Lo admitamos o no, siempre estamos enseñando algo. Nuestras acciones, palabras y gestos, siempre, siempre transmiten algo a nuestros hijos, y podemos sorprendernos de su capacidad retentiva y de lo agudo de sus juicios. Día a día vamos labrando un legado, una herencia que le traspasaremos a nuestros hijos. Ellos nos ven aún cuando no pensamos que lo hacen y nuestro ejemplo nos sobrevivirá, muchos, muchos años. Podremos seguir haciéndoles bien, o haciéndoles mal, aún después de muertos.
Está comprobado que la mayor influencia sobre la vida de un niño las tienen sus padres. Muy por encima de la escuela, o de los amigos, los padres los marcamos con nuestras acciones.
Todo adulto debe recordar que nuestros niños están más atentos a lo que hacemos que a lo que decimos. Resultan innumerables las cosas que con intención o sin ella, les hemos enseñado cuando creíamos que ellos no nos estaban mirando.
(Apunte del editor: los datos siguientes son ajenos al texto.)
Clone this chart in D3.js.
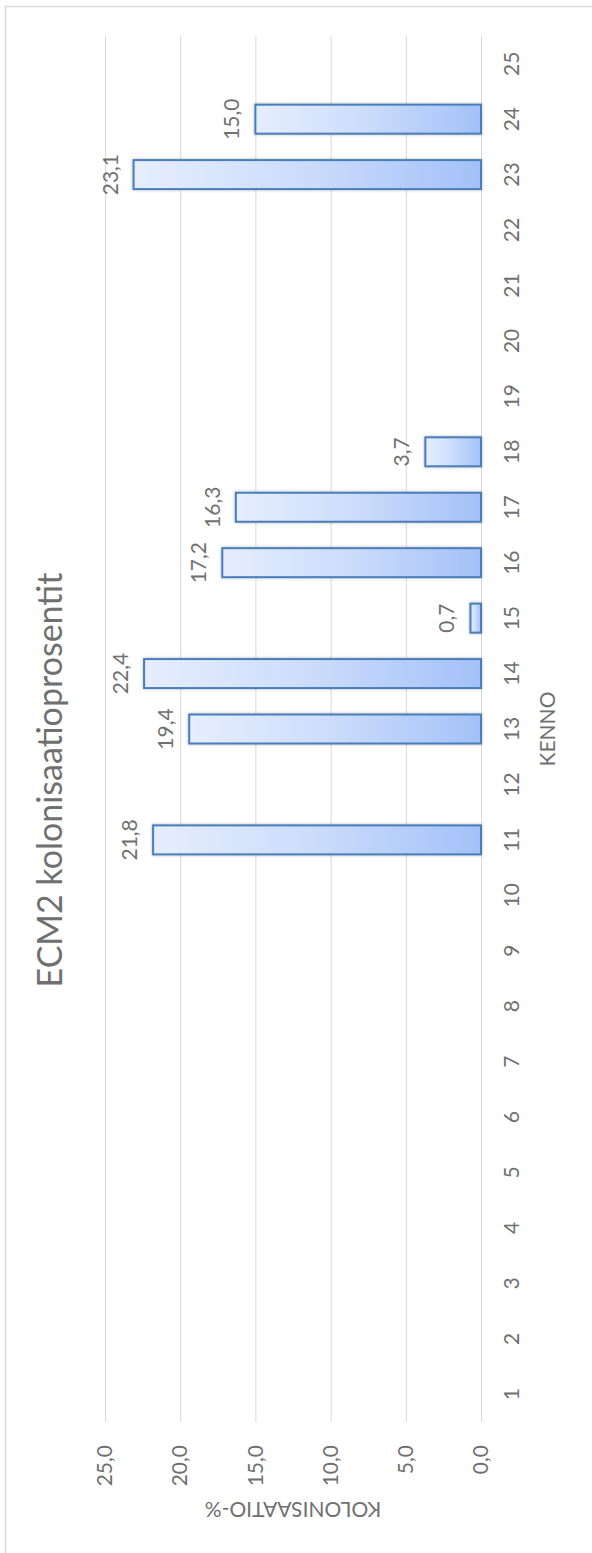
<!DOCTYPE html>
<html>
<head>
<meta charset="utf-8">
<script src="https://cdn.jsdelivr.net/npm/d3@7"></script>
<style>
  html, body { margin: 0; padding: 0; background: #fff; }
  svg { display: block; }
  text { font-family: Lato, "Open Sans", sans-serif; fill: #707070; }
</style>
</head>
<body>
<div id="kaavio"></div>
<script>
// kennot ja kolonisaatio-% (tyhjä = ei mittausta)
const kennot = ["1", "2", "3", "4", "5", "6", "7", "8", "9", "10", "11", "12", "13",
  "14", "15", "16", "17", "18", "19", "20", "21", "22", "23", "24", "25"];
const arvot = [null, null, null, null, null, null, null, null, null, null, 21.8, null, 19.4,
  22.4, 0.7, 17.2, 16.3, 3.7, null, null, null, null, 23.1, 15.0, null];
const asteikko = [0, 5, 10, 15, 20, 25];

const otsikko = "ECM2 kolonisaatioprosentit";
const xOtsikko = "KENNO";
const yOtsikko = "KOLONISAATIO-%";

const width = 592;
const height = 1553;
const tekstiVari = "#707070";

const fi = d3.formatLocale({ decimal: ",", thousands: " ", grouping: [3], currency: ["", "€"] });
const f1 = fi.format(".1f");

const svg = d3.select("#kaavio").append("svg")
  .attr("width", width)
  .attr("height", height);

const defs = svg.append("defs");

const grad = defs.append("linearGradient")
  .attr("id", "pylvas")
  .attr("x1", "0").attr("y1", "0")
  .attr("x2", "0").attr("y2", "1");
grad.append("stop").attr("offset", "0%").attr("stop-color", "#e6eefd");
grad.append("stop").attr("offset", "50%").attr("stop-color", "#cbdcfb");
grad.append("stop").attr("offset", "100%").attr("stop-color", "#a3c1f8");

const varjo = defs.append("filter")
  .attr("id", "varjo")
  .attr("x", "-20%").attr("y", "-20%")
  .attr("width", "140%").attr("height", "140%");
varjo.append("feDropShadow")
  .attr("dx", 0).attr("dy", 0)
  .attr("stdDeviation", 1.4)
  .attr("flood-color", "#000")
  .attr("flood-opacity", 0.3);

// kehys
svg.append("rect")
  .attr("x", 5.5).attr("y", 6.5)
  .attr("width", 700).attr("height", 1700)
  .attr("fill", "none")
  .attr("stroke", "#d9d9d9")
  .attr("stroke-width", 1.5);

// kaavio piirretään vaakasuunnassa ja käännetään -90 astetta
const g = svg.append("g")
  .attr("transform", `translate(0,${height}) rotate(-90)`);

const x = d3.scaleBand()
  .domain(kennot)
  .range([131, 1517])
  .paddingInner(0.477)
  .paddingOuter(0.2385);

const y = d3.scaleLinear()
  .domain([0, 25])
  .range([481, 105]);

// ruudukko + arvoakseli
const yAks = g.append("g")
  .attr("transform", `translate(${x.range()[0]},0)`)
  .call(d3.axisLeft(y)
    .tickValues(asteikko)
    .tickSize(-(x.range()[1] - x.range()[0]))
    .tickPadding(23)
    .tickFormat(f1));
yAks.select(".domain").remove();
yAks.selectAll(".tick line").attr("stroke", "#d9d9d9").attr("stroke-width", 1);
yAks.selectAll(".tick text").attr("font-size", 21).style("font-family", "Lato, sans-serif").attr("fill", tekstiVari);

// kennoakseli
const xAks = g.append("g")
  .attr("transform", `translate(0,${y(0)})`)
  .call(d3.axisBottom(x).tickSize(0).tickPadding(23));
xAks.select(".domain").remove();
xAks.selectAll(".tick text").attr("font-size", 21).style("font-family", "Lato, sans-serif").attr("fill", tekstiVari);

const data = kennot.map((k, i) => ({ kenno: k, arvo: arvot[i] })).filter(d => d.arvo != null);

g.selectAll("rect.pylvas")
  .data(data)
  .join("rect")
  .attr("class", "pylvas")
  .attr("x", d => x(d.kenno))
  .attr("y", d => y(d.arvo))
  .attr("width", x.bandwidth())
  .attr("height", d => y(0) - y(d.arvo))
  .attr("fill", "url(#pylvas)")
  .attr("stroke", "#4a7ebb")
  .attr("stroke-width", 2)
  .attr("filter", "url(#varjo)");

g.selectAll("text.arvo")
  .data(data)
  .join("text")
  .attr("class", "arvo")
  .attr("x", d => x(d.kenno) + x.bandwidth() / 2)
  .attr("y", d => y(d.arvo) - 16)
  .attr("text-anchor", "middle")
  .attr("font-size", 21)
  .text(d => f1(d.arvo));

// otsikot
g.append("text")
  .attr("x", 773)
  .attr("y", 62)
  .attr("text-anchor", "middle")
  .attr("font-size", 34)
  .text(otsikko);

g.append("text")
  .attr("x", (x.range()[0] + x.range()[1]) / 2)
  .attr("y", 555)
  .attr("text-anchor", "middle")
  .attr("font-size", 21)
  .text(xOtsikko);

g.append("text")
  .attr("transform", `translate(51,${(y(0) + y(25)) / 2}) rotate(-90)`)
  .attr("text-anchor", "middle")
  .attr("font-size", 21)
  .text(yOtsikko);
</script>
</body>
</html>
El beso que les dimos mientras pensábamos que dormían les hizo sentirse amados y protegidos y aprendieron de nuestro amor por ellos.
Tal vez nos vieron hacer un acto de caridad, o de justicia, o de honestidad al devolver lo que no se había pagado. Con cada acción fuimos depositando en sus mentes y corazones un pequeño bloque de ejemplo que vendría luego a formar el edificio de su carácter.
Recordemos que nuestras acciones enseñan más que nuestras palabras y nuestros hijos conocen muy bien la diferencia. No funciona decirles: “esto que hago no lo puede hacer”; siempre pensar á n si papá y mamá lo hacen, yo también lo puedo hacer. Entonces démosles ejemplos dignos de imitar. Ejemplos que les sirvan para toda su vida. Ejemplos, amigos y amigas, que valen mucho más que el dinero.
Déjeles una buena herencia, su mejor legado, su ejemplo.